Turkish Central Bank ‘gambles’ with no rate hike policy as lira slides
Many economists have found Turkish Central Bank Gov. Erdem Başçı’s remarks risky. AA photoThe Turkish Central Bank has taken a big risk by binding itself to a “no interest rate hiking” policy until the end of the year, according to economic analysts, who are concerned that current fluctuations may be permanent rather than just temporary, as the bank seems to think.
Central Bank Gov. Erdem Başçı has said he does not intend to raise interest rates to save the Turkish Lira from sliding. The lira has hit record lows on concerns about the outlook for further U.S. stimulus and the conflict in neighboring Syria.
The currency, the value of which began plunging at the end of last week with the release of U.S. Federal Reserve minutes backing a tapering plan, hit record lows yesterday, also spurred by worries about the consequences of a possible international intervention in Syria.
The lira fell below 2.07 to the dollar in initial trading, and then rallied slightly to 2.0527. At the close of Aug. 27 it had been 2.0382.
The lira has been one of the worst-hit currencies in emerging markets in the past few months due to worries that the Fed will soon start reducing its massive bond-buying program, which had flooded developing economies with cheap liquidity.
The Central Bank had raised its overnight lending rate by 50 basis points to 7.75 percent, but in a much-discussed interview with Anadolu Agency on Aug. 27, Başçı strongly asserted there would not be any further hikes by year-end.
The bank has been tightening monetary conditions through an unorthodox mix of repo auctions and changes in its interest-rate corridor, its guide on managing liquidity, but has left its main benchmark rate – the one-week repo rate – unchanged at 4.5 percent.
“Turkey’s Central Bank is digging itself into a deeper hole. For a country whose forex reserves barely cover its short-term external debts, this is highly imprudent policymaking,” Nicholas Spiro of Spiro Sovereign Strategy told Reuters.
Başçı’s statement had created an impact on investors that was far from intentional, as the lira continued plunging throughout the interview.
His attitude and remarks, which were clearly aimed at displaying a confident and cool stance regarding to recent fluctuations in the Turkish currency, was apparently perceived in a completely opposite way by most viewers.
“Central Bank Gov. Erdem Başçı was so excited, nervous and anxious while answering questions, his ‘We’re comfortable, we’re very comfortable,’ words seemed like he was whistling past a graveyard,” daily Radikal columnist Uğur Gürses said yesterday.
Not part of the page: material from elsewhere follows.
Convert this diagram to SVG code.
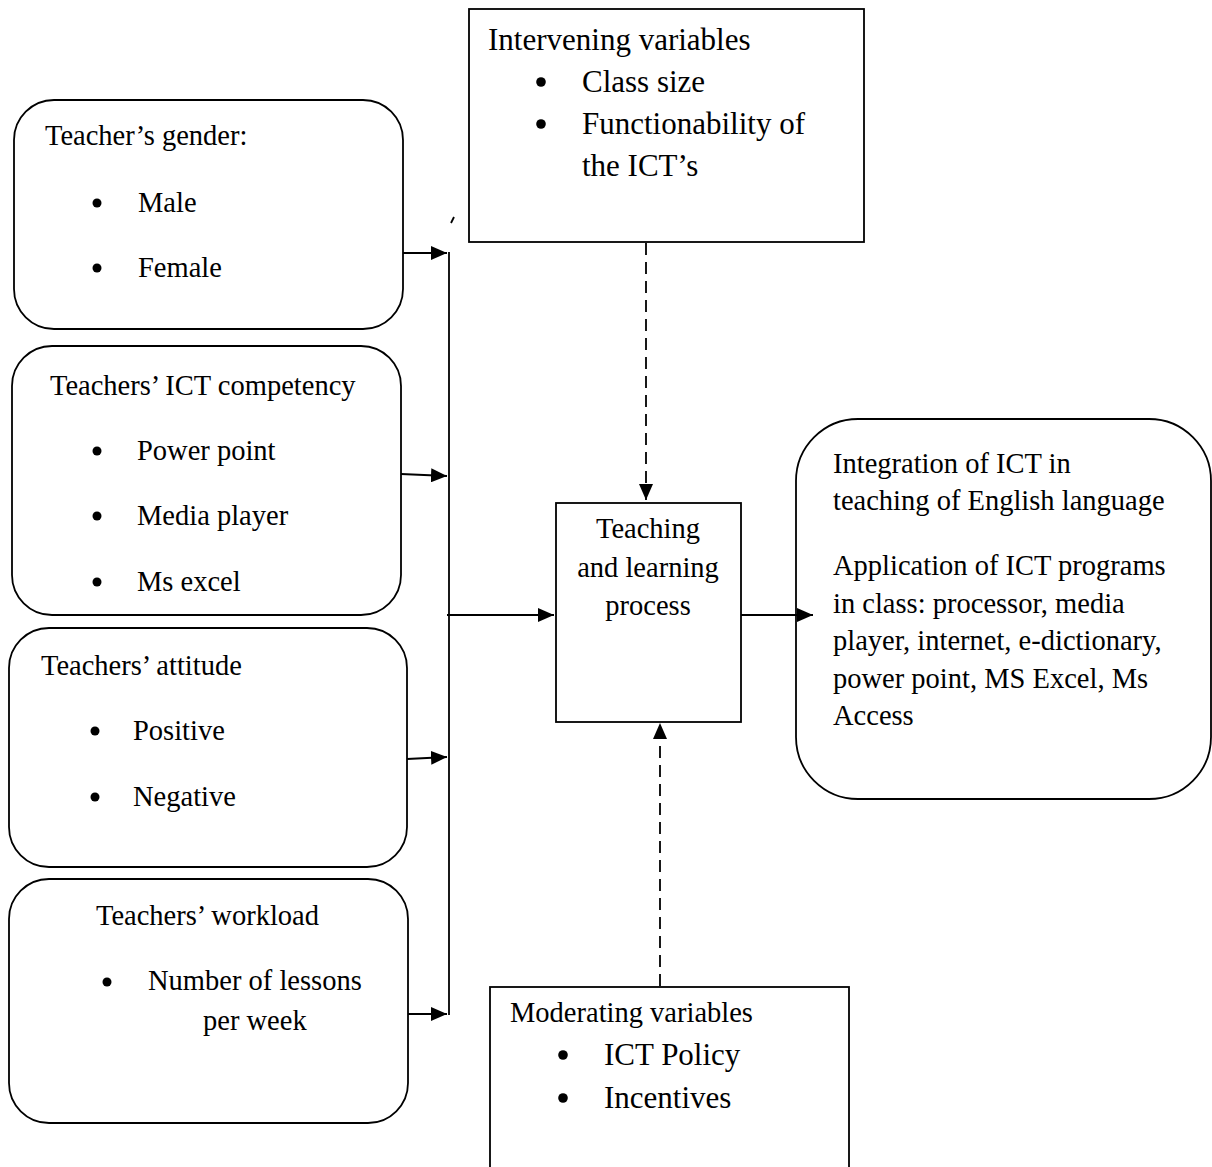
<svg xmlns="http://www.w3.org/2000/svg" width="1212" height="1167" viewBox="0 0 1212 1167">
<style>
text{font-family:"Liberation Serif","Times New Roman",serif;font-size:28.5px;fill:#000}
.big{font-size:31px}
.box{fill:#fff;stroke:#000;stroke-width:1.8}
.ln{fill:none;stroke:#000;stroke-width:1.8}
.dash{fill:none;stroke:#000;stroke-width:1.8;stroke-dasharray:12 7}
.dot{fill:#000}
</style>
<defs>
<marker id="ah" viewBox="0 0 16 14" refX="16" refY="7" markerWidth="16" markerHeight="14" markerUnits="userSpaceOnUse" orient="auto">
<path d="M0,0 L16,7 L0,14 Z" fill="#000"/>
</marker>
</defs>
<rect width="1212" height="1167" fill="#fff"/>

<g id="gender">
<rect class="box" x="14" y="100" width="389" height="229" rx="40"/>
<text x="45" y="145">Teacher’s gender:</text>
<circle class="dot" cx="97" cy="203" r="4.5"/>
<text x="138" y="212">Male</text>
<circle class="dot" cx="97" cy="268" r="4.5"/>
<text x="138" y="277">Female</text>
</g>

<g id="competency">
<rect class="box" x="12" y="346" width="389" height="269" rx="40"/>
<text x="50" y="395">Teachers’ ICT competency</text>
<circle class="dot" cx="97" cy="451" r="4.5"/>
<text x="137" y="460">Power point</text>
<circle class="dot" cx="97" cy="516" r="4.5"/>
<text x="137" y="525">Media player</text>
<circle class="dot" cx="97" cy="582" r="4.5"/>
<text x="137" y="591">Ms excel</text>
</g>

<g id="attitude">
<rect class="box" x="9" y="628" width="398" height="239" rx="40"/>
<text x="41" y="675">Teachers’ attitude</text>
<circle class="dot" cx="95" cy="731" r="4.5"/>
<text x="133" y="740">Positive</text>
<circle class="dot" cx="95" cy="797" r="4.5"/>
<text x="133" y="806">Negative</text>
</g>

<g id="workload">
<rect class="box" x="9" y="879" width="399" height="244" rx="40"/>
<text x="96" y="925">Teachers’ workload</text>
<circle class="dot" cx="107" cy="982" r="4.5"/>
<text x="148" y="990">Number of lessons</text>
<text x="203" y="1030">per week</text>
</g>

<g id="intervening">
<rect class="box" x="469" y="9" width="395" height="233"/>
<text x="488" y="50" class="big">Intervening variables</text>
<circle class="dot" cx="541" cy="82" r="4.8"/>
<text x="582" y="92" class="big">Class size</text>
<circle class="dot" cx="541" cy="124" r="4.8"/>
<text x="582" y="134" class="big">Functionability of</text>
<text x="582" y="176" class="big">the ICT’s</text>
</g>

<g id="process">
<rect class="box" x="556" y="503" width="185" height="219"/>
<text x="648" y="538" text-anchor="middle">Teaching</text>
<text x="648" y="577" text-anchor="middle">and learning</text>
<text x="648" y="615" text-anchor="middle">process</text>
</g>

<g id="outcome">
<rect class="box" x="796" y="419" width="415" height="380" rx="62"/>
<text x="833" y="473">Integration of ICT in</text>
<text x="833" y="510">teaching of English language</text>
<text x="833" y="575">Application of ICT programs</text>
<text x="833" y="612.5">in class: processor, media</text>
<text x="833" y="650">player, internet, e-dictionary,</text>
<text x="833" y="687.5">power point, MS Excel, Ms</text>
<text x="833" y="725">Access</text>
</g>

<g id="moderating">
<rect class="box" x="490" y="987" width="359" height="200"/>
<text x="510" y="1022">Moderating variables</text>
<circle class="dot" cx="563" cy="1055" r="4.8"/>
<text x="604" y="1065" class="big">ICT Policy</text>
<circle class="dot" cx="563" cy="1098" r="4.8"/>
<text x="604" y="1108" class="big">Incentives</text>
</g>

<g id="connectors">
<line class="ln" x1="449" y1="252" x2="449" y2="1015"/>
<line class="ln" x1="451" y1="223" x2="454" y2="217"/>
<line class="ln" x1="403" y1="253" x2="447" y2="253" marker-end="url(#ah)"/>
<line class="ln" x1="401" y1="474" x2="447" y2="476" marker-end="url(#ah)"/>
<line class="ln" x1="407" y1="759" x2="447" y2="757" marker-end="url(#ah)"/>
<line class="ln" x1="408" y1="1014" x2="447" y2="1014" marker-end="url(#ah)"/>
<line class="ln" x1="447" y1="615" x2="554" y2="615" marker-end="url(#ah)"/>
<line class="ln" x1="741" y1="615" x2="813" y2="615" marker-end="url(#ah)"/>
<line class="dash" x1="646" y1="243" x2="646" y2="500" marker-end="url(#ah)"/>
<line class="dash" x1="660" y1="986" x2="660" y2="723" marker-end="url(#ah)"/>
</g>
</svg>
In addition to his body language, Başçı’s word choice was also unexpected for a Central Bank official, as he used phrases like “we will protect the lira like lions,” and “believe in me and win,” in order to assert his pledge to protect the lira.
Many analysts warned of the risks of adopting a bold approach for central banks, as their duty may require some steps back according to changing circumstances. Başçı’s vow to keep interest rates low has been panned in this respect as well.
Many analysts and investors praise Başçı’s attempt to clear out any interest rate rise expectation from the market, but says it would be only meaningful if the dollar’s rally against lira and capital outflows was temporary, which many of them suspect.
“There are two possibilities: these developments of the past three months might be temporary, which means they could be finished by the end of the year, or they might be permanent and Turkey will face these kinds of problems for one or two years more. Başçı’s remarks yesterday signaled that the bank thinks it is temporary and is taking measure according to that,” prominent economist Fatih Özatay told the Hürriyet Daily News in a phone interview.
“I think we will experience these kinds of fluctuations from time to time for two, three, or more years. The bank is taking a big risk,” Özatay added.
He also warned that even if the Fed tapering concerns soothed, new concerns regarding the interest rate raise timing of the U.S. Central Bank would inevitably then emerge.